EU budget plan would deal ‘devastating blow’ to nature
Biodiversity restoration is no longer ring-fenced in the EU budget. Campaigners fear that means green funds will flow to industrial programs.
There’s a butterfly-shaped hole in Brussels’ plans for a new European budget structure.
The European Commission presented its controversial proposal to pool a number of existing funding programs into a single “Competitiveness Fund” last Wednesday, as part of a broader €1.816 trillion multiannual budget proposal that has angered EU countries and civil society groups alike.
Under the new plan, biodiversity goals have no earmarked funding at all — and will have to compete with the EU’s other environmental aims, including climate change, water security, the circular economy and pollution.
Some warn that unless clearly allocated, money will inevitably flow to industrial projects that fit with the Commission’s competitiveness agenda, leaving unprofitable but no-less-urgent environmental programs unfunded.
“[There’s a] real danger that biodiversity will be sidelined in favour of industrial priorities that may be presented as green investments,” said Ester Asin, director of the WWF European Policy Office.
The EU is already facing an estimated €37 billion annual biodiversity funding gap, according to the Commission.
In the proposed new budget structure, Europe’s existing €5.45 billion environmental funding program, known as LIFE, would merge with other funds dedicated to digitalization and defense into a €409 billion competitiveness cash pot. Money previously earmarked specifically for biodiversity has also now been merged with a catch-all “environment and climate” target.
The overall amount dedicated to funding green priorities will increase, the Commission argues, because 35 percent of the total budget — roughly €700 billion — will be dedicated to reaching the goals of the EU Green Deal.
Around 43 percent of the Competitiveness Fund will go toward climate and environmental objectives, the Commission said Wednesday, to contribute to this overarching target.
“I think that this budget actually looks at it in a comprehensive way,” Environment Commissioner Jessika Roswall told POLITICO. “We have a lot of [environmental] legislations that are really good, but now we also need to give the results, and this budget is actually addressing exactly this.”
But not everyone is buying into the idea.

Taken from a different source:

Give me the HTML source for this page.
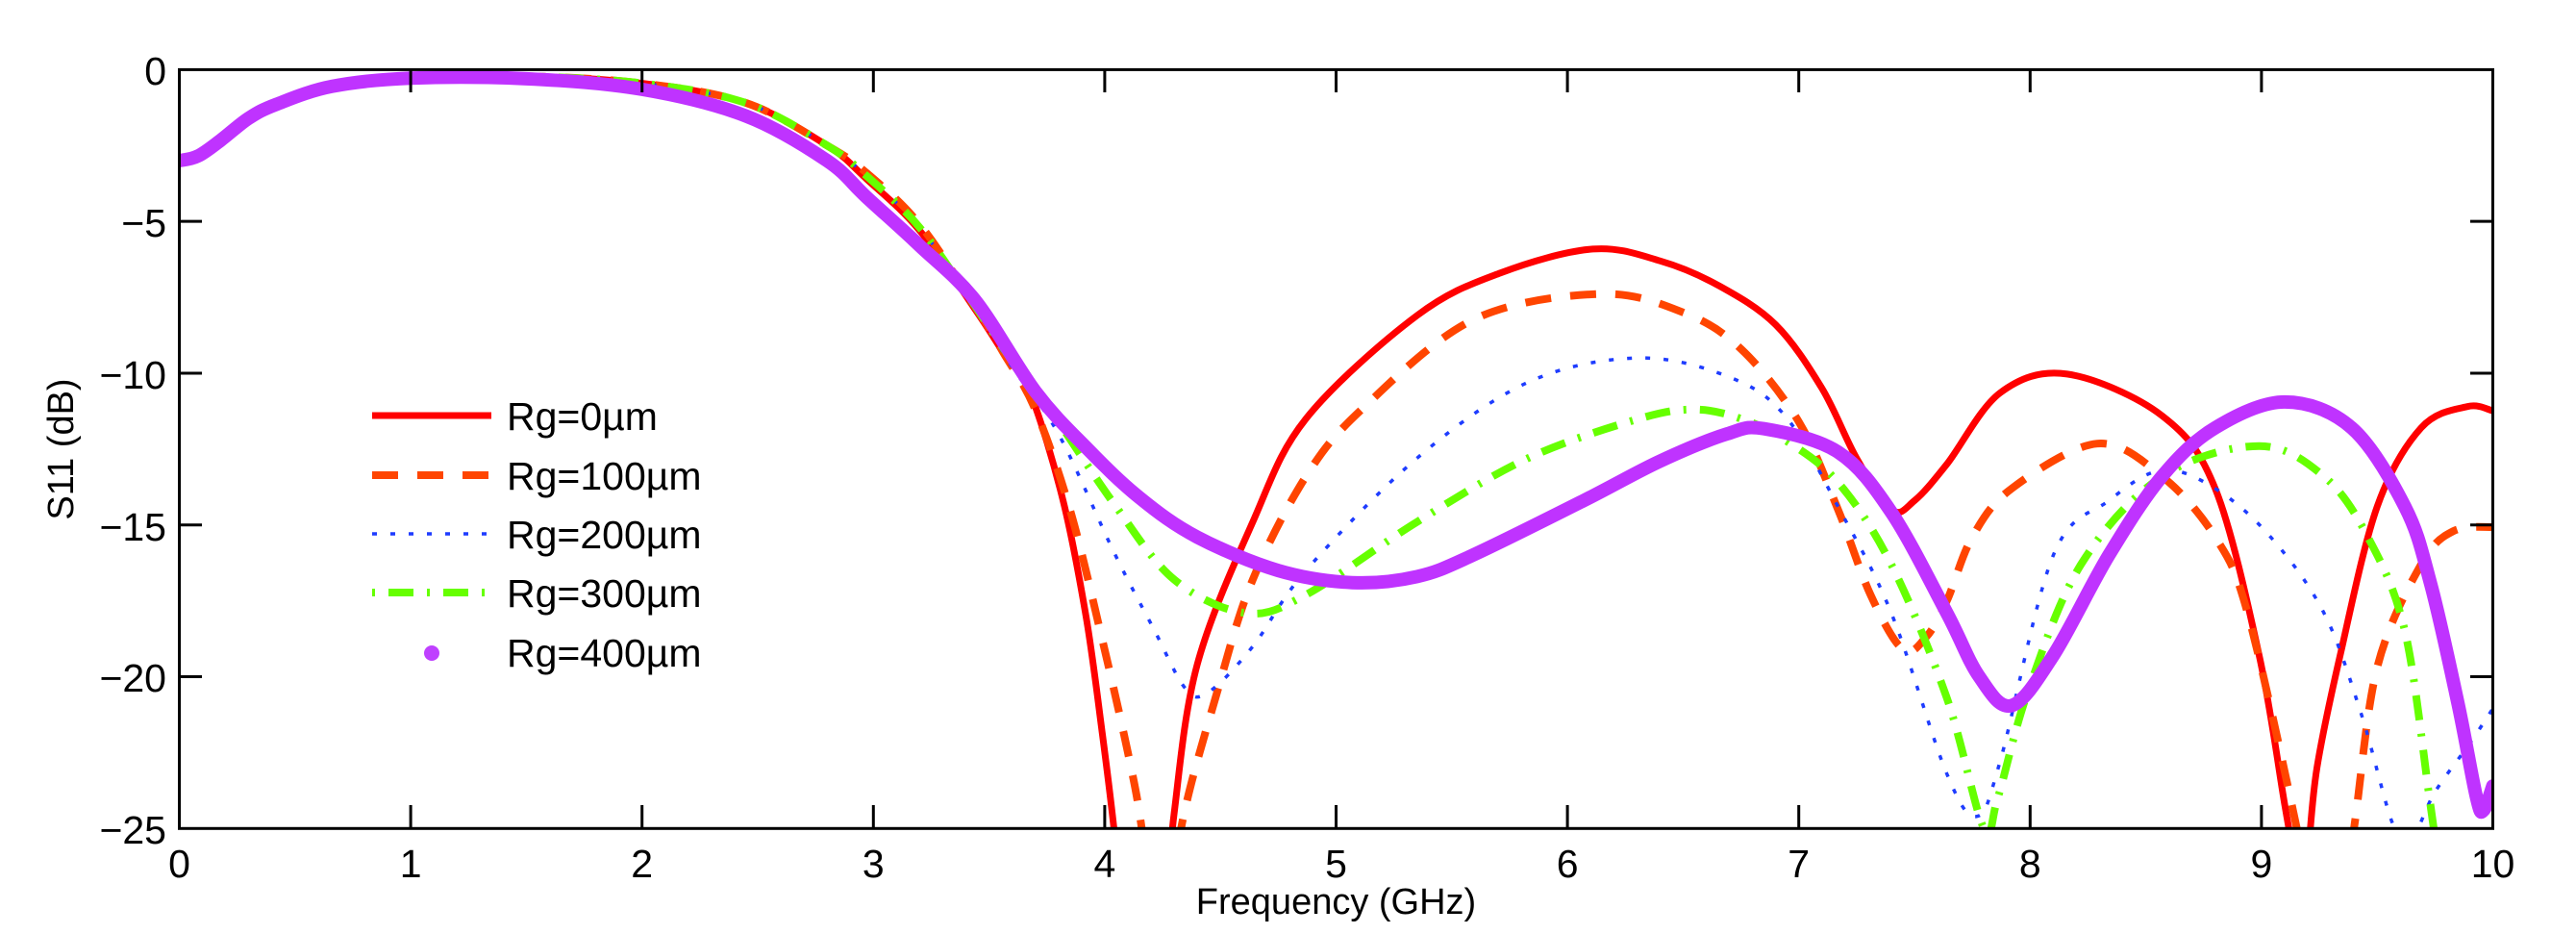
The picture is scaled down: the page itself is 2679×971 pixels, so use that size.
<!DOCTYPE html>
<html><head><meta charset="utf-8"><style>
html,body{margin:0;padding:0;background:#fff;overflow:hidden;width:2679px;height:971px;}
svg{display:block;position:absolute;left:0;top:0;}
text{font-family:"Liberation Sans",Arial,sans-serif;fill:#000;}
</style></head><body>
<svg id="s" width="2679" height="971" viewBox="0 0 2679 971" xmlns="http://www.w3.org/2000/svg">
<defs><clipPath id="c"><rect x="186.5" y="72.4" width="2406" height="788.9"/></clipPath></defs>
<rect width="2679" height="971" fill="#fff"/>
<g id="curves" clip-path="url(#c)" fill="none" stroke-linejoin="round"></g>
<g stroke="#000" stroke-width="3" fill="none">
<rect x="186.5" y="72.4" width="2406" height="788.9"/>
</g>
<g id="ticks" stroke="#000" stroke-width="3"></g>
<g font-size="41" text-anchor="middle">
<text x="186.5" y="912">0</text><text x="427.1" y="912">1</text><text x="667.7" y="912">2</text><text x="908.3" y="912">3</text><text x="1148.9" y="912">4</text><text x="1389.5" y="912">5</text><text x="1630.1" y="912">6</text><text x="1870.7" y="912">7</text><text x="2111.3" y="912">8</text><text x="2351.9" y="912">9</text><text x="2592.5" y="912">10</text>
<text x="1389.5" y="950" font-size="38">Frequency (GHz)</text>
</g>
<g font-size="41" text-anchor="end">
<text x="173" y="88">0</text><text x="173" y="246">−5</text><text x="173" y="404">−10</text><text x="173" y="562">−15</text><text x="173" y="719">−20</text><text x="173" y="877">−25</text>
</g>
<text font-size="38" text-anchor="middle" transform="translate(76,467) rotate(-90)">S11 (dB)</text>
<g font-size="41">
<line x1="387" y1="432" x2="511" y2="432" stroke="#ff0000" stroke-width="7"/>
<text x="527" y="447">Rg=0µm</text>
<line x1="387" y1="494" x2="511" y2="494" stroke="#ff4500" stroke-width="8" stroke-dasharray="27,20"/>
<text x="527" y="509">Rg=100µm</text>
<line x1="387" y1="555" x2="511" y2="555" stroke="#1e3cff" stroke-width="3.5" stroke-dasharray="5,14"/>
<text x="527" y="570">Rg=200µm</text>
<line x1="387" y1="616" x2="511" y2="616" stroke="#66ff00" stroke-width="8" stroke-dasharray="3,14,26,14"/>
<text x="527" y="631">Rg=300µm</text>
<circle cx="449" cy="679" r="8" fill="#bf40ff"/>
<text x="527" y="693">Rg=400µm</text>
</g>
</svg>
<script>
var X=function(g){return 186.5+g*240.6;},Y=function(d){return 72.4-d*31.556;};
var tk=document.getElementById('ticks'),h='';
for(var i=1;i<10;i++){var x=X(i);h+='<line x1="'+x+'" y1="861.3" x2="'+x+'" y2="837"/><line x1="'+x+'" y1="72.4" x2="'+x+'" y2="96"/>';}
for(var j=1;j<5;j++){var y=Y(-5*j);h+='<line x1="186.5" y1="'+y+'" x2="210" y2="'+y+'"/><line x1="2592.5" y1="'+y+'" x2="2569" y2="'+y+'"/>';}
tk.innerHTML=h;
var common=[[0,-3.0],[0.08,-2.85],[0.18,-2.32],[0.3,-1.6],[0.42,-1.1],[0.66,-0.5],[1,-0.24],[1.5,-0.22],[2,-0.45],[2.45,-1.1],[2.8,-2.5]];
var purpleStart=[[0,-3.0],[0.08,-2.85],[0.18,-2.32],[0.3,-1.6],[0.42,-1.14],[0.66,-0.55],[1,-0.28],[1.5,-0.3],[2,-0.65],[2.45,-1.53],[2.8,-3.0]];
var S={
red:common.concat([[2.97,-3.6],[3.2,-5.3],[3.44,-7.9],[3.56,-9.3],[3.68,-10.7],[3.82,-14.2],[3.92,-18.06],[3.99,-21.9],[4.04,-25],[4.08,-28],[4.2,-31],[4.26,-28],[4.3,-24.5],[4.4,-19.6],[4.64,-14.9],[4.87,-11.5],[5.35,-8.1],[5.71,-6.7],[6.11,-5.91],[6.4,-6.3],[6.65,-7.1],[6.9,-8.4],[7.1,-10.5],[7.25,-12.8],[7.40,-14.5],[7.5,-14.2],[7.64,-13.0],[7.87,-10.65],[8.16,-10.03],[8.57,-11.4],[8.8,-13.8],[8.99,-19.3],[9.1,-24.2],[9.14,-26],[9.17,-28],[9.2,-26],[9.24,-23],[9.34,-19.3],[9.5,-14.4],[9.69,-11.8],[9.89,-11.1],[10,-11.24]]),
orange:common.concat([[2.97,-3.4],[3.2,-5.1],[3.44,-7.8],[3.56,-9.3],[3.7,-11.2],[3.85,-14.5],[3.99,-18.8],[4.1,-22.5],[4.16,-25],[4.22,-29],[4.28,-29],[4.33,-25],[4.49,-20.4],[4.64,-16.8],[4.87,-13.4],[5.11,-11.2],[5.59,-8.25],[6.14,-7.39],[6.5,-8.0],[6.75,-9.2],[7.0,-11.6],[7.17,-14.5],[7.31,-17.3],[7.45,-19.1],[7.55,-18.7],[7.64,-17.5],[7.75,-15.4],[7.92,-13.8],[8.29,-12.32],[8.57,-13.4],[8.8,-15.4],[8.94,-17.9],[9.15,-24.9],[9.22,-28],[9.32,-29],[9.4,-25],[9.5,-19.7],[9.69,-16.3],[9.83,-15.2],[10,-15.07]]),
blue:common.concat([[2.97,-3.5],[3.2,-5.2],[3.44,-7.8],[3.6,-9.8],[3.80,-12.0],[4.04,-15.9],[4.21,-18.4],[4.35,-20.4],[4.45,-20.5],[4.64,-19.0],[4.87,-16.5],[5.35,-12.8],[5.83,-10.3],[6.3,-9.5],[6.69,-10.1],[6.94,-11.4],[7.17,-14.4],[7.40,-17.9],[7.64,-23.2],[7.77,-24.6],[7.87,-22.8],[8.10,-16.0],[8.34,-14.2],[8.57,-13.2],[8.8,-13.8],[9.04,-15.4],[9.27,-17.9],[9.43,-21.2],[9.57,-24.9],[9.65,-25.3],[9.75,-23.8],[9.9,-22.2],[10,-21.05]]),
green:common.concat([[2.97,-3.5],[3.2,-5.2],[3.44,-7.8],[3.6,-9.6],[3.75,-11.05],[4.04,-14.3],[4.30,-16.8],[4.61,-17.9],[4.87,-17.3],[5.35,-14.9],[5.83,-12.8],[6.31,-11.5],[6.55,-11.2],[6.75,-11.5],[6.94,-12.2],[7.17,-13.6],[7.40,-16.3],[7.64,-20.7],[7.80,-25],[7.86,-24],[7.99,-20.5],[8.22,-16.3],[8.57,-13.4],[8.99,-12.4],[9.27,-13.4],[9.46,-15.4],[9.62,-18.5],[9.73,-24.2],[9.8,-28],[9.9,-32]]),
purple:purpleStart.concat([[2.97,-4.2],[3.2,-5.8],[3.44,-7.6],[3.7,-10.6],[3.92,-12.45],[4.15,-14.1],[4.40,-15.4],[4.75,-16.5],[5.07,-16.9],[5.35,-16.7],[5.59,-16.0],[6.07,-14.2],[6.4,-12.9],[6.69,-12.0],[6.85,-11.83],[7.17,-12.6],[7.40,-14.58],[7.64,-17.9],[7.78,-20.0],[7.92,-20.95],[8.10,-19.3],[8.34,-16.0],[8.57,-13.4],[8.8,-11.8],[9.10,-10.95],[9.39,-11.8],[9.62,-14.4],[9.73,-16.9],[9.85,-20.9],[9.93,-24.0],[9.96,-24.4],[10,-23.6]])
};
function path(p){var q=p.map(function(a){return [X(a[0]),Y(a[1])];});var d='M'+q[0][0].toFixed(1)+','+q[0][1].toFixed(1);
for(var i=0;i<q.length-1;i++){var p0=q[Math.max(0,i-1)],p1=q[i],p2=q[i+1],p3=q[Math.min(q.length-1,i+2)];
var c1x=p1[0]+(p2[0]-p0[0])/6,c1y=p1[1]+(p2[1]-p0[1])/6,c2x=p2[0]-(p3[0]-p1[0])/6,c2y=p2[1]-(p3[1]-p1[1])/6;
d+='C'+c1x.toFixed(1)+','+c1y.toFixed(1)+' '+c2x.toFixed(1)+','+c2y.toFixed(1)+' '+p2[0].toFixed(1)+','+p2[1].toFixed(1);}return d;}
var st={red:'stroke="#ff0000" stroke-width="7"',orange:'stroke="#ff4500" stroke-width="8" stroke-dasharray="27,20"',blue:'stroke="#1e3cff" stroke-width="3.5" stroke-dasharray="5,14"',green:'stroke="#66ff00" stroke-width="8" stroke-dasharray="3,14,26,14"',purple:'stroke="#bf33ff" stroke-width="14" stroke-linecap="round"'};
var g='';['red','orange','blue','green','purple'].forEach(function(k){g+='<path d="'+path(S[k])+'" '+st[k]+'/>';});
document.getElementById('curves').innerHTML=g;
</script>
</body></html>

“This is a devastating blow for Europe’s nature and its citizens,” said Birdlife Europe’s Anouk Puymartin in a statement, warning that biodiversity is “losing its place in the EU budget with no dedicated funding or clear prioritisation.”
Embedding sustainability
With the new budget structure, the Commission wants environmental protection to be seen as a horizontal issue rather than a standalone financing priority.
The structure will “ensure that horizontal priorities are applied in a consistent way across the EU budget, including for climate and biodiversity, the ‘do no significant harm’ principle, social policies and gender equality,” it writes in the budget document.
The “do no significant harm” principle dictates that EU policies and funds must not have a negative impact on the EU’s six environmental objectives, which include protecting and restoring nature.
“What matters now is how sustainability is embedded into the governance and structure of the EU budget,” said Cornelius Müller, policy officer for the Sustainable Banking Coalition, a green finance lobby. “The EU needs to hardwire these principles into all financial instruments.”
But some argue that conserving a nature-focused chunk of the financing is essential.
WWF’s Asin is calling for “robust and transparent tracking methodologies” — without which the 35 percent target risks “becoming little more than a PR exercise.”
In the current budget structure — on top of the 30 percent climate spending target — 7.5 percent of annual spending was to be allocated to biodiversity objectives in 2024, ramping up to 10 percent in 2026 and 2027. Under the new proposal, no target for biodiversity is stipulated.
There is also no ring-fenced cash specifically allocated to water resilience, one of Brussels’s core concerns according to its 2024-2029 priorities. Some of Europe’s most water-stressed member countries, such as Spain and Portugal, had been asking that more money be dedicated to water resilience and risk management.